Include the line containing "plt.rcParams['font.family'] = ['Lato', 'DejaVu" and all lines before it, repeated exactly from the listing below, without pictures.

** Start Extracted records **

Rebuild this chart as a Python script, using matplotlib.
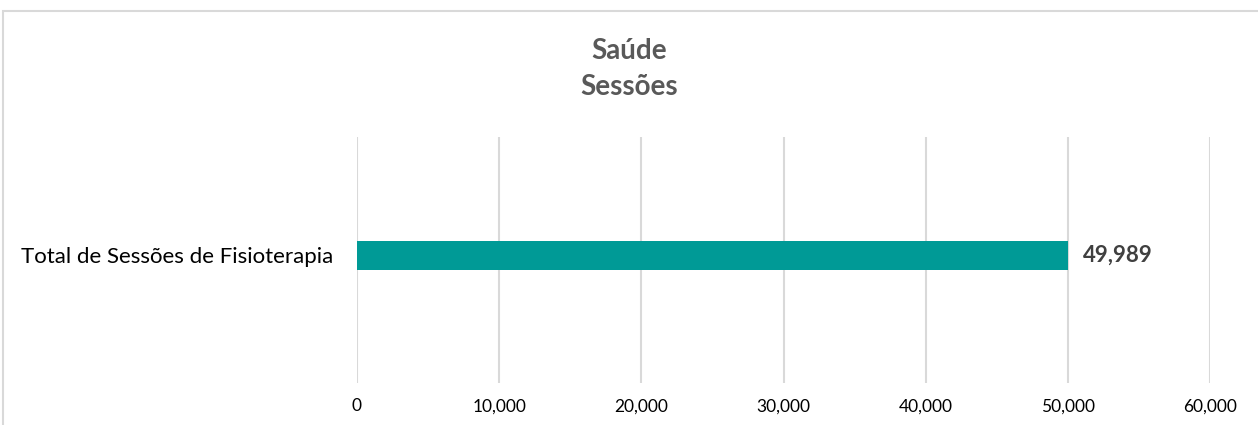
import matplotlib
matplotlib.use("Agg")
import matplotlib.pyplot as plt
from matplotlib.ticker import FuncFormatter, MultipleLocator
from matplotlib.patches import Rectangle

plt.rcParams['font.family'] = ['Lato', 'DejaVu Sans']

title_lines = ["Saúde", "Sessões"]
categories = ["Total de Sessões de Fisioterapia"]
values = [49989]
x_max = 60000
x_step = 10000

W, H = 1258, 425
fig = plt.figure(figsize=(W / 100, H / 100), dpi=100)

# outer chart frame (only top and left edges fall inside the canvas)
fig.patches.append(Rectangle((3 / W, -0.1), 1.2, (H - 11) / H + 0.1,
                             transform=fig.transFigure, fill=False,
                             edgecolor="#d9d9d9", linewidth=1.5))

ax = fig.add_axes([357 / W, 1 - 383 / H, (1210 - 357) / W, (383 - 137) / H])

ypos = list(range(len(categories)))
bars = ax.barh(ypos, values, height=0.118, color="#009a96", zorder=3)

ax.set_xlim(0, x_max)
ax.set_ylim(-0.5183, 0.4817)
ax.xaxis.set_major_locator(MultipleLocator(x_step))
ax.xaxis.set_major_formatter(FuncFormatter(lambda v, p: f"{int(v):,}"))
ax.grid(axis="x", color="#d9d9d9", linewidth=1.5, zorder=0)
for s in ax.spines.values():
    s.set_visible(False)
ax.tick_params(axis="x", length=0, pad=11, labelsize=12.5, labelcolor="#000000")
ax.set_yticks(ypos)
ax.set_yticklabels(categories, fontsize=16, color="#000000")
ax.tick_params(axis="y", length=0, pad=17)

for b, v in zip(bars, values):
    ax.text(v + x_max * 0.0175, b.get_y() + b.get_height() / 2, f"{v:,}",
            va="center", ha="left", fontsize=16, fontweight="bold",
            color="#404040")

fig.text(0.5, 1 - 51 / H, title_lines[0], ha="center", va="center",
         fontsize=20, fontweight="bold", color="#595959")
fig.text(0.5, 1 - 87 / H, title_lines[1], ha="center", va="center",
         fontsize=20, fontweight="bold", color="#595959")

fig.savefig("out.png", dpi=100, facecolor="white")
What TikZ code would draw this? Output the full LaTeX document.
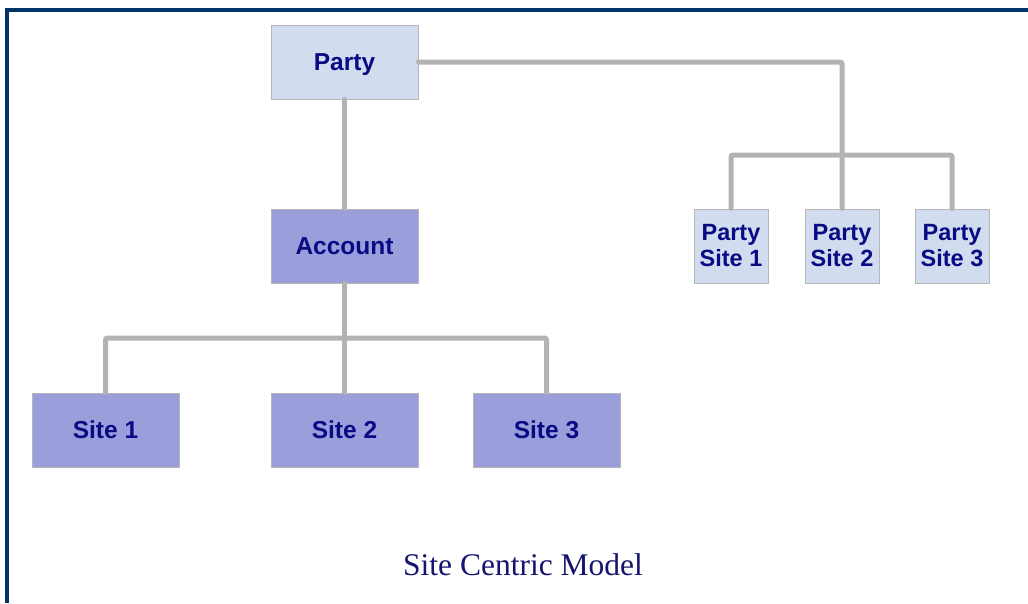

** End Extracted records **

**Exercise response:**
Rebuild this chart as a Python script, using matplotlib.
import matplotlib
matplotlib.use("Agg")
import matplotlib.pyplot as plt
from matplotlib.ticker import FuncFormatter, MultipleLocator
from matplotlib.patches import Rectangle

plt.rcParams['font.family'] = ['Lato', 'DejaVu Sans']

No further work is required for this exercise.